Под казаками он разумел последний перед нами казачий пост на дороге. Обоз привез почту. Мне пришли два письма — от сестры Маши и от Ксенички Ивановны. Скреплены они были канцелярской скрепкой, и к ним приложилась записка от Паши, от поручика Балабанова, адъютанта полковника, то есть генерал-майора Алимпиева, с приветами от всех батумцев и пояснением, что письма в Артвин переправляет именно он. На конверте Маши тоже была прикреплена бумажка с батумским адресом, подписанным Ксеничкой Ивановной, из чего я понял, что письмо пришло сначала в госпиталь. Это была первая мне почта сюда. И сказать, что я обрадовался, было бы мелко. Я взволновался — особенно взволновался письму Ксенички Ивановны. Но я взволновался как-то не радостно, а тревожно, будто увидел причиной ее письма ко мне письмо сестры Маши. Пришло в госпиталь письмо Маши, и Ксеничка Ивановна была вынуждена, отправляя его в Батум, написать свое письмо.

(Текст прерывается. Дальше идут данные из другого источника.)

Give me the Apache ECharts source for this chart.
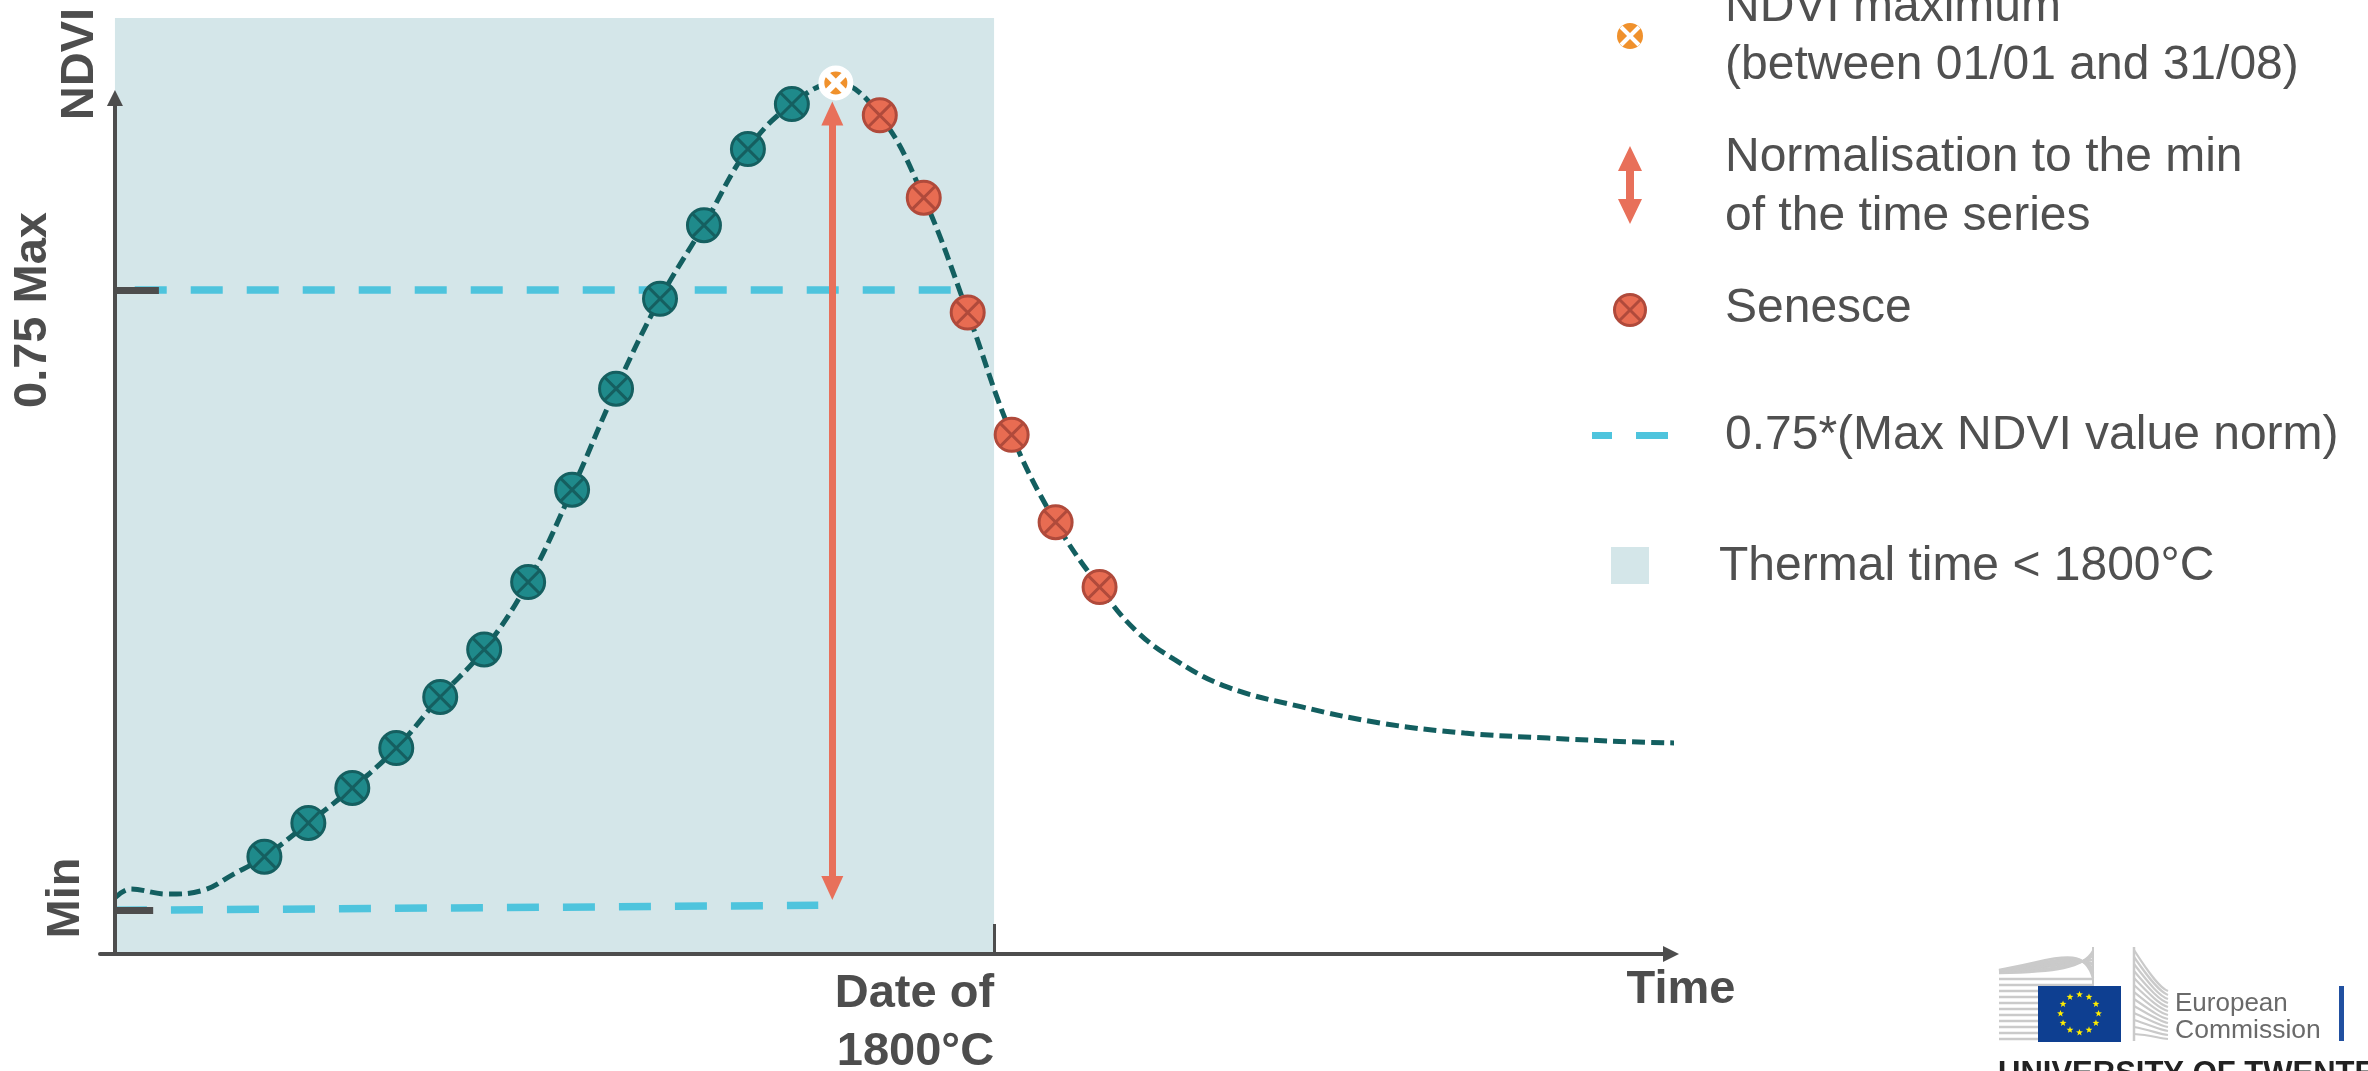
<!DOCTYPE html>
<html>
<head>
<meta charset="utf-8">
<script src="https://cdn.jsdelivr.net/npm/echarts@6/dist/echarts.min.js"></script>
<style>
html,body{margin:0;padding:0;background:#ffffff;}
#c{width:2368px;height:1071px;}
</style>
</head>
<body>
<div id="c"></div>
<script>
// ---------------- data ----------------
// time axis in days, NDVI on the value axis
const greenupDays = [34, 44, 54, 64, 74, 84, 94, 104, 114, 124, 134, 144, 154];
const greenupNdvi = [0.178, 0.205, 0.233, 0.265, 0.306, 0.344, 0.398, 0.472, 0.553, 0.625, 0.684, 0.745, 0.781];
const maxDay = 164;
const maxNdvi = 0.798;
const senesceDays = [174, 184, 194, 204, 214, 224];
const senesceNdvi = [0.772, 0.706, 0.614, 0.516, 0.446, 0.394];
const headDays = [0, 3.5, 12, 20, 27];
const headNdvi = [0.145, 0.152, 0.148, 0.151, 0.164];
const tailDays = [232, 241, 253, 270, 288, 307, 326, 345, 357];
const tailNdvi = [0.360, 0.336, 0.314, 0.298, 0.285, 0.277, 0.273, 0.270, 0.269];
const minNdvi = 0.135;          // min line, left end
const minNdviRight = 0.139;     // min line, right end (slightly tilted in the figure)
const minLineDays = [0, 160];
const levelLineDays = [4.5, 190.3];
const levelFactor = 0.75;
const thermalDate = 200;        // date of 1800°C
const normArrowDay = 163.2;
const normArrowTips = [0.1433, 0.783];
const yAxisTop = 0.7923;
const xTickValues = [thermalDate];
const xTickLabels = ['Date of\n1800°C'];
const yLabelTexts = ['NDVI', '0.75 Max', 'Min'];
const xAxisName = 'Time';
const legendTexts = [
  ['NDVI maximum', '(between 01/01 and 31/08)'],
  ['Normalisation to the min', 'of the time series'],
  ['Senesce'],
  ['0.75*(Max NDVI value norm)'],
  ['Thermal time < 1800°C']
];

// ---------------- chart ----------------
const xMin = -3.4, xMax = 354, yMinAxis = 0.1, yMaxAxis = 0.85;
const gridBox = {left: 100, right: 697, top: 18, bottom: 117};
const gridHeightPx = 1071 - gridBox.top - gridBox.bottom;
const pxPerNdvi = gridHeightPx / (yMaxAxis - yMinAxis);
const level75 = minNdvi + levelFactor * (maxNdvi - minNdvi);

const pts = (ds, vs) => ds.map((d, i) => [d, vs[i]]);
const greenupPts = pts(greenupDays, greenupNdvi);
const senescePts = pts(senesceDays, senesceNdvi);
const curvePts = [].concat(pts(headDays, headNdvi), greenupPts, [[maxDay, maxNdvi]], senescePts, pts(tailDays, tailNdvi));

const C = {
  axis: '#4d4d4d', text: '#505050', shade: '#d4e6e9', cyan: '#4ec4dd',
  curve: '#135f60', teal: '#1f8a8b', tealDark: '#155f60',
  red: '#e86c52', redDark: '#b04a3b', orange: '#f0912c', arrow: '#e8705a'
};
const FONT = '"Liberation Sans", Arial, Helvetica, sans-serif';
const xSymbol = 'path://M0,-10A10,10,0,1,1,0,10A10,10,0,1,1,0,-10ZM-7.07,-7.07L7.07,7.07M7.07,-7.07L-7.07,7.07';

const ARROW_HEAD = 24, AXIS_HEAD = 16;
const headOff = (px) => px / 2 / pxPerNdvi;

const markLineBase = {silent: true, animation: false, label: {show: false}, emphasis: {disabled: true}};

const series = [
  { // thermal time shading
    name: 'Thermal time < 1800°C', type: 'line', data: [], z: 1, silent: true,
    markArea: {
      silent: true, z: 1, label: {show: false}, emphasis: {disabled: true},
      itemStyle: {color: C.shade},
      data: [[{coord: [0, yMinAxis]}, {coord: [thermalDate, yMaxAxis]}]]
    }
  },
  { // 0.75 level and min level dashed lines
    name: '0.75*(Max NDVI value norm)', type: 'line', data: [], z: 2, silent: true,
    markLine: Object.assign({}, markLineBase, {
      z: 2, symbol: 'none',
      lineStyle: {color: C.cyan, width: 7.5, type: [32, 24], opacity: 1},
      data: [
        [{coord: [levelLineDays[0], level75]}, {coord: [levelLineDays[1], level75]}],
        [{coord: [minLineDays[0], minNdvi]}, {coord: [minLineDays[1], minNdviRight]}]
      ]
    })
  },
  { // NDVI curve
    name: 'NDVI', type: 'line', data: curvePts, smooth: 0.4, symbol: 'none', z: 3,
    clip: false, silent: true, animation: false,
    lineStyle: {color: C.curve, width: 5, type: [13, 6]}
  },
  { // y axis arrow and level ticks
    name: 'axis', type: 'line', data: [], z: 4, silent: true,
    markLine: Object.assign({}, markLineBase, {
      z: 4, symbol: ['none', 'triangle'], symbolSize: [AXIS_HEAD, AXIS_HEAD],
      lineStyle: {color: C.axis, width: 4, type: 'solid', opacity: 1},
      data: [
        [{coord: [0, yMinAxis]}, {coord: [0, yAxisTop - headOff(AXIS_HEAD)]}],
        [{coord: [0, level75], symbol: 'none'}, {coord: [10, level75], symbol: 'none', lineStyle: {width: 7}}],
        [{coord: [0, minNdvi], symbol: 'none'}, {coord: [8.7, minNdvi], symbol: 'none', lineStyle: {width: 7}}]
      ]
    })
  },
  { // green-up points
    name: 'Green-up', type: 'scatter', data: greenupPts, symbol: xSymbol, symbolSize: 33, z: 6,
    silent: true, animation: false,
    itemStyle: {color: C.teal, borderColor: C.tealDark, borderWidth: 3, opacity: 1}
  },
  { // senesce points
    name: 'Senesce', type: 'scatter', data: senescePts, symbol: xSymbol, symbolSize: 33, z: 6,
    silent: true, animation: false,
    itemStyle: {color: C.red, borderColor: C.redDark, borderWidth: 3, opacity: 1}
  },
  { // normalisation double arrow
    name: 'Normalisation', type: 'line', data: [], z: 7, silent: true,
    markLine: Object.assign({}, markLineBase, {
      z: 7, symbol: ['triangle', 'triangle'], symbolSize: [22, ARROW_HEAD],
      lineStyle: {color: C.arrow, width: 7, type: 'solid', opacity: 1},
      data: [[{coord: [normArrowDay, normArrowTips[0] + headOff(ARROW_HEAD)]},
              {coord: [normArrowDay, normArrowTips[1] - headOff(ARROW_HEAD)]}]]
    })
  },
  { // NDVI maximum
    name: 'NDVI maximum', type: 'scatter', data: [[maxDay, maxNdvi]], symbol: xSymbol, symbolSize: 29, z: 8,
    silent: true, animation: false,
    itemStyle: {color: C.orange, borderColor: '#ffffff', borderWidth: 6, opacity: 1}
  }
];

// ---------------- graphic: axis titles, legend, logo ----------------
const g = [];
const boldText = (text, x, y, rot, extra) => Object.assign({
  type: 'text', x: x, y: y, rotation: rot || 0, silent: true, z: 20,
  style: {text: text, font: 'bold 47px ' + FONT, fill: C.axis, align: 'center', verticalAlign: 'middle'}
}, extra || {});
g.push(boldText(yLabelTexts[0], 80, 64, Math.PI / 2));
g.push(boldText(yLabelTexts[1], 33, 310, Math.PI / 2));
g.push(boldText(yLabelTexts[2], 66, 898, Math.PI / 2));
g.push(boldText(xAxisName, 1681, 990, 0));

// legend
const LX = 1725, LFS = 48;
const legText = (t, x, y) => ({type: 'text', x: x, y: y, silent: true, z: 20,
  style: {text: t, font: LFS + 'px ' + FONT, fill: C.text, align: 'left', verticalAlign: 'middle'}});
g.push(legText(legendTexts[0][0], LX, 8));
g.push(legText(legendTexts[0][1], LX, 66));
g.push(legText(legendTexts[1][0], LX, 158));
g.push(legText(legendTexts[1][1], LX, 217));
g.push(legText(legendTexts[2][0], LX, 309));
g.push(legText(legendTexts[3][0], LX, 436));
g.push(legText(legendTexts[4][0], 1719, 567));
// icon 1: orange max
g.push({type: 'circle', silent: true, z: 20, shape: {cx: 1630, cy: 36, r: 13}, style: {fill: C.orange}});
g.push({type: 'line', silent: true, z: 21, shape: {x1: 1621, y1: 27, x2: 1639, y2: 45}, style: {stroke: '#fff', lineWidth: 4}});
g.push({type: 'line', silent: true, z: 21, shape: {x1: 1639, y1: 27, x2: 1621, y2: 45}, style: {stroke: '#fff', lineWidth: 4}});
// icon 2: double arrow
g.push({type: 'polygon', silent: true, z: 20, style: {fill: C.arrow},
  shape: {points: [[1630, 146], [1642, 171], [1634, 171], [1634, 199], [1642, 199], [1630, 224], [1618, 199], [1626, 199], [1626, 171], [1618, 171]]}});
// icon 3: senesce
g.push({type: 'circle', silent: true, z: 20, shape: {cx: 1630, cy: 310, r: 15.5}, style: {fill: C.red, stroke: C.redDark, lineWidth: 3}});
g.push({type: 'line', silent: true, z: 21, shape: {x1: 1619, y1: 299, x2: 1641, y2: 321}, style: {stroke: C.redDark, lineWidth: 3}});
g.push({type: 'line', silent: true, z: 21, shape: {x1: 1641, y1: 299, x2: 1619, y2: 321}, style: {stroke: C.redDark, lineWidth: 3}});
// icon 4: cyan dashes
g.push({type: 'rect', silent: true, z: 20, shape: {x: 1592, y: 432, width: 20, height: 7}, style: {fill: C.cyan}});
g.push({type: 'rect', silent: true, z: 20, shape: {x: 1636, y: 432, width: 32, height: 7}, style: {fill: C.cyan}});
// icon 5: shaded square
g.push({type: 'rect', silent: true, z: 20, shape: {x: 1611, y: 547, width: 38, height: 37}, style: {fill: C.shade}});

// logo: European Commission + University of Twente
const grey = '#cacaca';
for (let i = 0; i < 11; i++) {
  const y = 979 + i * 6;
  g.push({type: 'line', silent: true, z: 20, shape: {x1: 1999, y1: y, x2: 2093, y2: y}, style: {stroke: grey, lineWidth: 2.5}});
}
for (let i = 0; i < 7; i++) {
  g.push({type: 'bezierCurve', silent: true, z: 20,
    shape: {x1: 1999, y1: 973 - i * 0.5, cpx1: 2055, cpy1: 972 - i * 2, cpx2: 2084, cpy2: 968 - i * 4, x2: 2093, y2: 951 + i * 4.5},
    style: {stroke: grey, lineWidth: 2.5, fill: null}});
}
g.push({type: 'line', silent: true, z: 20, shape: {x1: 2093, y1: 947, x2: 2093, y2: 986}, style: {stroke: grey, lineWidth: 2}});
g.push({type: 'line', silent: true, z: 20, shape: {x1: 2134, y1: 947, x2: 2134, y2: 1041}, style: {stroke: grey, lineWidth: 2.5}});
for (let i = 0; i < 13; i++) {
  g.push({type: 'bezierCurve', silent: true, z: 20,
    shape: {x1: 2134, y1: 950 + i * 7, cpx1: 2150, cpy1: 975 + i * 5, cpx2: 2160, cpy2: 988 + i * 4.2, x2: 2168, y2: 991 + i * 4},
    style: {stroke: grey, lineWidth: 2.2, fill: null}});
}
g.push({type: 'rect', silent: true, z: 21, shape: {x: 2038, y: 986, width: 83, height: 56}, style: {fill: '#0e3f91'}});
for (let i = 0; i < 12; i++) {
  const a = i * Math.PI / 6;
  const cx = 2079.5 + 19 * Math.cos(a), cy = 1013.5 + 19 * Math.sin(a);
  const p = [];
  for (let k = 0; k < 10; k++) {
    const r = k % 2 === 0 ? 3.6 : 1.5;
    const b = -Math.PI / 2 + k * Math.PI / 5;
    p.push([cx + r * Math.cos(b), cy + r * Math.sin(b)]);
  }
  g.push({type: 'polygon', silent: true, z: 22, shape: {points: p}, style: {fill: '#ffed00'}});
}
g.push({type: 'text', x: 2175, y: 1004, silent: true, z: 21,
  style: {text: 'European', font: '26px ' + FONT, fill: '#6a6a6a', align: 'left', verticalAlign: 'middle'}});
g.push({type: 'text', x: 2175, y: 1031, silent: true, z: 21,
  style: {text: 'Commission', font: '26.5px ' + FONT, fill: '#6a6a6a', align: 'left', verticalAlign: 'middle'}});
g.push({type: 'rect', silent: true, z: 21, shape: {x: 2339, y: 986, width: 5, height: 55}, style: {fill: '#2150a0'}});
g.push({type: 'text', x: 1998, y: 1074, silent: true, z: 21,
  style: {text: 'UNIVERSITY OF TWENTE', font: 'bold 31px ' + FONT, fill: '#222222', align: 'left', verticalAlign: 'middle'}});

const option = {
  animation: false,
  backgroundColor: '#ffffff',
  textStyle: {fontFamily: FONT},
  grid: Object.assign({containLabel: false, outerBoundsMode: 'none'}, gridBox),
  xAxis: {
    type: 'value', min: xMin, max: xMax, z: 5,
    splitLine: {show: false},
    axisLine: {show: true, onZero: false, symbol: ['none', 'triangle'], symbolSize: [AXIS_HEAD, AXIS_HEAD],
      lineStyle: {color: C.axis, width: 4}},
    axisTick: {show: true, inside: true, length: 30, customValues: xTickValues,
      lineStyle: {color: C.axis, width: 3}},
    axisLabel: {show: true, customValues: xTickValues,
      formatter: (v) => xTickLabels[xTickValues.indexOf(v)] || '',
      align: 'right', margin: 11, lineHeight: 58,
      fontSize: 47, fontWeight: 'bold', color: C.axis, fontFamily: FONT}
  },
  yAxis: {
    type: 'value', min: yMinAxis, max: yMaxAxis,
    splitLine: {show: false}, axisLine: {show: false}, axisTick: {show: false}, axisLabel: {show: false}
  },
  series: series,
  graphic: g
};
const chart = echarts.init(document.getElementById('c'), null, {renderer: 'canvas'});
chart.setOption(option);
</script>
</body>
</html>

— Ну да, — сказал я с ревнивыми и болезненными ударами сердца. — Кабы не Маша, то ничего бы вы не написали мне, Ксеничка Ивановна!
Я так сказал. Но я в это не поверил. Я поверил в то, что Ксеничка Ивановна пусть робко, но написала мне в противовес своему жестокому заявлению о том, что не любит меня. Она долго мучилась и никак не могла найти возможности исправить свою жестокость — а тут письмо моей сестры Маши! Превозмогая себя, ненавидя себя, но и любя себя за свою справедливость, она написала несколько строк, робких, но более правдивых, нежели то ее жестокое заявление.
Вот так у меня вышло — без любовного восторга, без нетерпения, без всего того, что обычно должен бы проявить человек в моем положении. Вышло только с описанным чувством тревоги и ревности и ожидания какой-то беды, так что более захотелось просто держать письма в руках, более знать о них, но не читать. Верно — любить я не умел.
А прочитать письма сразу у меня и не вышло.
Отдохнувший за ночь в казачьем посту обоз я приказал загрузиться ранеными и тотчас отправиться обратно. Потом у меня появилось другое дело, потом третье, потом приспело ехать к Иззет-аге. Его племянник смирно сидел под шелковицей. Я хотел взять его к себе в седло. Он отказался и пошел впереди.
Зная предстоящее, мы поехали натощак. И застали мы картину несколько неожиданную. Аскеры были хотя и наспех, но захоронены нашими солдатами еще в марте. Однако могила сейчас была разворочена — и совсем не лисами или шакалами, как уже случалось по причине малой глубины могил. Она была разворочена посредством лопат. Трупы были разбросаны, некоторые раздеты. И каждому в срамные места или в провалы ртов были воткнуты прутья со свежими листками бумаги. Толпа в два десятка аульчан, мучаясь от запаха, сидела поодаль могилы. При нас все они встали.
— Вот такое дело, господин капитан! — показал на могилу Иззет-ага.
Я молча спешился, пренебрегая репутацией, ткнул нос в платок и подошел к трупам.